Another aspect of managing expectations for his clients comes with explaining how long it will take them to regain the form and fitness at which they were operating before injury struck. "With a standard ACL they improve for 18 months to two years. They might be back on the pitch in eight months but they are not right; they are slow; they haven’t got that spark. But second season back they can. I tell the players, ‘You are going to get quite depressed, you will think you have lost it. You are back but you won’t be right until the second season’."

Oxlade-Chamberlain's knee injury explained

His injuries explained - Front view of Oxlade-Chamberlain’s right knee
His injuries explained - Front view of Oxlade-Chamberlain’s right knee

Williams is similarly impressed by May, the winger whose injuries, back in late 2015, were even worse than Oxlade-Chamberlain’s. “He’s had three ligament injuries and he dislocated his knee,” Williams says. "He’s a speed merchant and Jonny is quicker now than he was prior to injury. That’s not down to me – I removed two hamstring tendons [from] both legs, and a patellar tendon from the front to do his three ligaments. After that, it’s all him and his commitment to training. He would be in his bedroom and you could hear him screaming to get his leg moving and he would lock the door to stop anyone coming in. He’s an extraordinary professional.”
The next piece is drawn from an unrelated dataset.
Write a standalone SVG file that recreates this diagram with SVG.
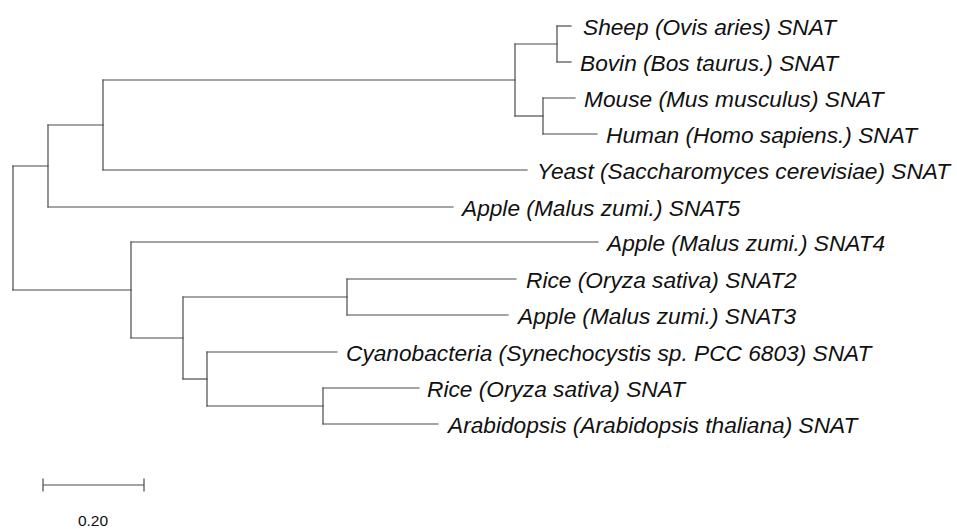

For Williams preparing to operate is a bit like a footballer preparing for a game. “Like a lot of players I visualise my surgery before I do it,” he says. “If it’s a complex case the biggest thing is time pressure so sometimes the evening before I will draw the anatomy, especially if I have to go in in an unusual way – such as the back of the knee, layer by layer.

“I draw it, go to bed and close my eyes and go through the whole operation from positioning the patient asleep, set up, what I do first, second, third. Because if you don’t have your order planned you waste time and you often do the surgery with a tourniquet on which gives you two hours after which the lack of blood supply will damage the muscle, the nerves and you can ruin a limb. With the actual surgery I am usually at great peace even though it’s a risky business.”

Not all of Williams' clients have the same careful attitude to procedure. He recalls one instance of being asked to bypass a full medical check on a player who had signed for a club on transfer deadline day because his new employers wanted to parade him on the pitch at half-time of their game that night.

Then again, as Williams points out, there is an element of risk with every footballer given the rigours of their industry. "I remember doing the medical on one record signing for a club and you could hear one of his knees move. Someone from the club asked how it was, and I said: 'Like most players he’s got this and this.’ He said: ‘What do you mean? You realise this is the biggest signing in British history and your head is on the block?’

"All I could say was: ‘Well, he’s got this and this but he has played every game this season bar one and there is no inflammation. He’s probably fine.' And, of course, he was. But all footballers, to some extent, are damaged goods.”